Consolidation via Policy Information Regularization in Deep RL for Multi-Agent Games
Tailia Malloy, Tim Klinger, Miao Liu, Matthew Riemer, Gerald Tesauro, Chris R. Sims
TL;DR
The paper addresses nonstationarity in multi-agent reinforcement learning by introducing a capacity-limited policy information constraint within MADDPG. It formalizes a mutual-information budget $\mathcal{I}(\pi(a|s)) \le \mathcal{C}$ and a reward-regularization weight $\beta$, linking policy complexity to generalization and consolidation. The authors propose MI approximation techniques for deterministic MADDPG policies and present the Capacity-Limited MADDPG algorithm that integrates these terms into the centralized critic framework. Empirical results across cooperative, competitive, and mixed environments show improved generalization and learning stability in most tasks, with certain mixed-task dynamics showing sensitivity to the information budget. This work presents an information-theoretic regularization framework that can mitigate forgetting and improve robustness in nonstationary MARL settings, with practical implications for scalable multi-agent control.
Abstract
This paper introduces an information-theoretic constraint on learned policy complexity in the Multi-Agent Deep Deterministic Policy Gradient (MADDPG) reinforcement learning algorithm.
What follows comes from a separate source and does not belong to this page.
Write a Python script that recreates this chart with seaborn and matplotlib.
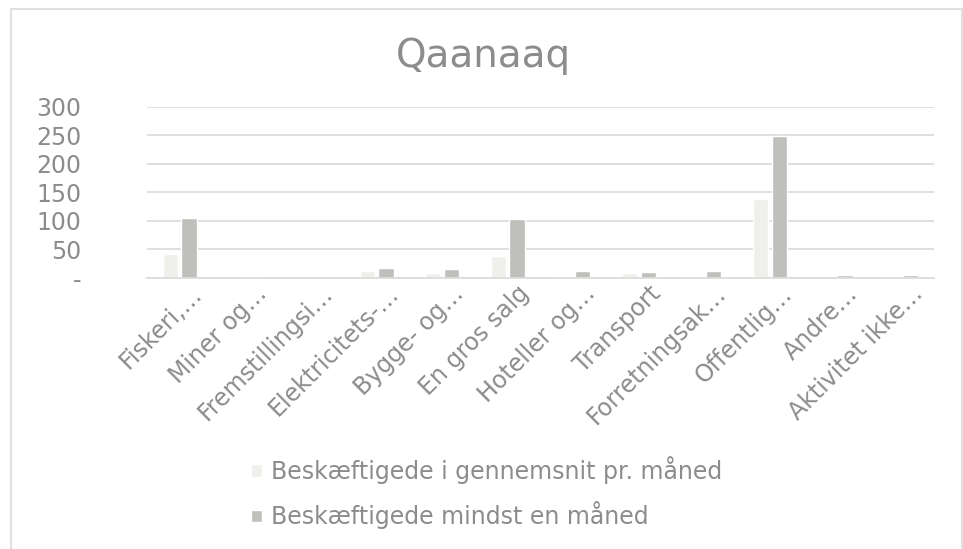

Previous research with a related approach in continuous control experiments suggests that this method favors learning policies that are more robust to changing environment dynamics. The multi-agent game setting naturally requires this type of robustness, as other agents' policies change throughout learning, introducing a nonstationary environment. For this reason, recent methods in continual learning are compared to our approach, termed Capacity-Limited MADDPG. Results from experimentation in multi-agent cooperative and competitive tasks demonstrate that the capacity-limited approach is a good candidate for improving learning performance in these environments.